A report about John Smyth who abused boys in the name of a ‘manly’ Christianity was another that was hidden away. The report was originally circulated to a small group of senior evangelicals associated with the Iwerne camps. As the result of the report, Smyth was spirited out of the country to work his charisma in African schools and abuse further young people. Those in England who made this disappearing act to Zimbabwe happen no doubt believed that they were being forgiving. George Carey’s actions towards Peter Ball were also presumably felt to be acts of forgiveness and thus in some way virtuous. They were of course nothing of the sort. We, from the perspective of time, can recognise a case of emotional blackmail alongside an appalling failure of judgement here at the top levels of the Church of England.

I want to suggest that there are two kinds of forgiveness abroad in the Church of England at present. One is the costly kind which any victim or survivor of abuse finds hard to achieve. The other is a forgiveness handed out by leaders which has little cost. It is like the ‘comfort’ handed out to the brother who lacks clothes and food in James 2.15-16. The Christian who says ‘Go, I wish you well’ without doing anything practical to help is seen to be an example of faith with no deeds. This kind of toothless care can be compared with the frequent but vague promises of goodwill towards survivors. There seems no real understanding of what they have had to endure. Thus, there is little or no appreciation as to why the handing out of cheap forgiveness to abusers causes survivors so much additional pain. When bishops shield other bishops or clergy from accusations of abusive behaviour, no doubt they would claim that they are motivated by a Christian desire to forgive or provide for the abuser a second chance. This is, in fact, a debasement of forgiveness particularly when the motivation for offering it is to protect an institution or make past events disappear. In allowing this act of ‘forgiveness’ to be experienced as a virtuous act, they further add to existing hurt and pain. In secular courts today, there is a practice when a judge will sometimes ask for a victim’s impact statement. This may affect the punishment that is given to the offender. At the recent trial of the American sports coach, Larry Nassar, all the victims made a statement about the impact of the abuse on their lives. These secular examples are putting our national church to shame. Only this week I have read in Private Eye about a victim of Church sexual abuse being threatened with legal action for speaking out to the media about the poor treatment he has received from the church. The IICSA hearings have shown us how far our church goes to protect itself from a perceived attack by those who have been injured at the hands of its employees. ‘Blanking and silencing’ by bishops is just one of the complaints of survivors in the Bread and Stones pamphlet.
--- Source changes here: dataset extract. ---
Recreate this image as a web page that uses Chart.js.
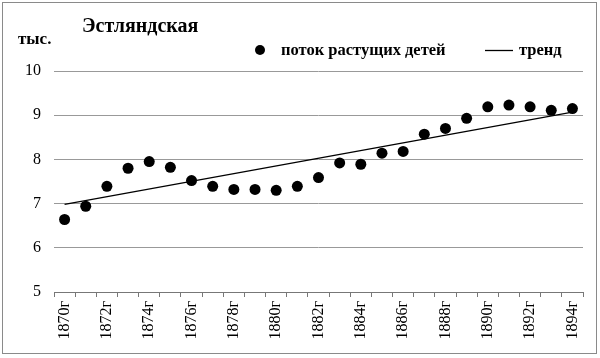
<!DOCTYPE html>
<html><head><meta charset="utf-8">
<script src="https://cdn.jsdelivr.net/npm/chart.js@4"></script>
<style>html,body{margin:0;padding:0;background:#fff}#wrap{width:600px;height:358px}</style>
</head><body><div id="wrap"><canvas id="c" width="600" height="358"></canvas></div>
<script>
const years = ['1870г','1871г','1872г','1873г','1874г','1875г','1876г','1877г','1878г','1879г','1880г','1881г','1882г','1883г','1884г','1885г','1886г','1887г','1888г','1889г','1890г','1891г','1892г','1893г','1894г'];
const flowValues = [6.64,6.94,7.39,7.80,7.95,7.82,7.52,7.39,7.32,7.32,7.30,7.39,7.59,7.92,7.89,8.14,8.18,8.57,8.70,8.93,9.19,9.23,9.19,9.11,9.15];
const trendValues = [6.98,null,null,null,null,null,null,null,null,null,null,null,null,null,null,null,null,null,null,null,null,null,null,null,9.07];
const yTicks = [5,6,7,8,9,10];
const titleText = 'Эстляндская';
const unitText = 'тыс.';
const seriesNames = ['поток растущих детей','тренд'];

const SERIF = '"Liberation Serif", "Times New Roman", serif';

const decor = {
  id: 'decor',
  afterDraw(chart) {
    const ctx = chart.ctx;
    ctx.save();
    ctx.strokeStyle = '#8a8a8a';
    ctx.lineWidth = 1;
    ctx.strokeRect(2.5, 2.5, 594, 351);
    ctx.fillStyle = '#000';
    ctx.textBaseline = 'middle';
    ctx.textAlign = 'left';
    ctx.font = 'bold 20px ' + SERIF;
    ctx.fillText(titleText, 82, 27);
    ctx.font = 'bold 17px ' + SERIF;
    ctx.fillText(unitText, 18, 40);
    // legend
    ctx.beginPath();
    ctx.arc(260, 50, 5, 0, Math.PI * 2);
    ctx.fill();
    ctx.font = 'bold 16.5px ' + SERIF;
    ctx.fillText(seriesNames[0], 281, 51);
    ctx.beginPath();
    ctx.moveTo(485, 50.5); ctx.lineTo(513, 50.5);
    ctx.lineWidth = 1.3; ctx.strokeStyle = '#000'; ctx.stroke();
    ctx.fillText(seriesNames[1], 519, 51);
    ctx.restore();
  }
};

new Chart(document.getElementById('c'), {
  type: 'line',
  data: {
    labels: years,
    datasets: [
      { label: seriesNames[0], data: flowValues, showLine: false, pointRadius: 5.5, pointBackgroundColor: '#000', pointBorderColor: '#000', pointBorderWidth: 0 },
      { label: seriesNames[1], data: trendValues, spanGaps: true, borderColor: '#000', borderWidth: 1.3, pointRadius: 0, tension: 0 }
    ]
  },
  options: {
    responsive: false,
    animation: false,
    devicePixelRatio: 1,
    layout: { padding: { top: 71, right: 17, left: 0, bottom: 0 } },
    plugins: { legend: { display: false }, title: { display: false }, tooltip: { enabled: false } },
    scales: {
      x: {
        offset: true,
        grid: { offset: true, drawOnChartArea: false, drawTicks: true, tickLength: 5, color: '#777', lineWidth: 1 },
        border: { display: true, color: '#777', width: 1 },
        ticks: {
          autoSkip: false, minRotation: 90, maxRotation: 90, padding: 4,
          color: '#000', font: { family: SERIF, size: 16 },
          callback: function(v, i) { return i % 2 === 0 ? this.getLabelForValue(v) : ''; }
        },
        afterFit(s) { s.height = 66; }
      },
      y: {
        min: 5, max: 10,
        afterBuildTicks(s) { s.ticks = yTicks.map(v => ({ value: v })); },
        grid: { drawTicks: false, color: '#999', lineWidth: 1 },
        border: { display: false },
        ticks: { padding: 13, color: '#000', font: { family: SERIF, size: 16 } },
        afterFit(s) { s.width = 54; }
      }
    }
  },
  plugins: [decor]
});
</script>
</body></html>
Cheap forgiveness and real forgiveness are two quite different currencies. The Church authorities seem in some places only to understand the first kind, the ‘forgive and forget’ option. Those who are survivors want them to begin to grapple with and understand the second kind, the incredibly costly task of moving forward with lives, even though the burden of abuse has left them with a legacy of acute pain. Somewhere, somehow, that path may eventually open itself up to the costly form of forgiveness. No one pretends that this is ever straightforward or easy. Among the many things that survivors ask from church leaders is the recognition of the difficulties of their struggle to move on and to flourish again. They ask to be considered as partners in the long journey which the whole church must take to put right the atrocious events of the past. For that, they must be regarded as allies, not as enemies to be defeated or litigants to be threatened with legal actions. Churches need all the help they can get in this undertaking. They need the survivors and perhaps in the end they need the State to help them protect children and the vulnerable from harm.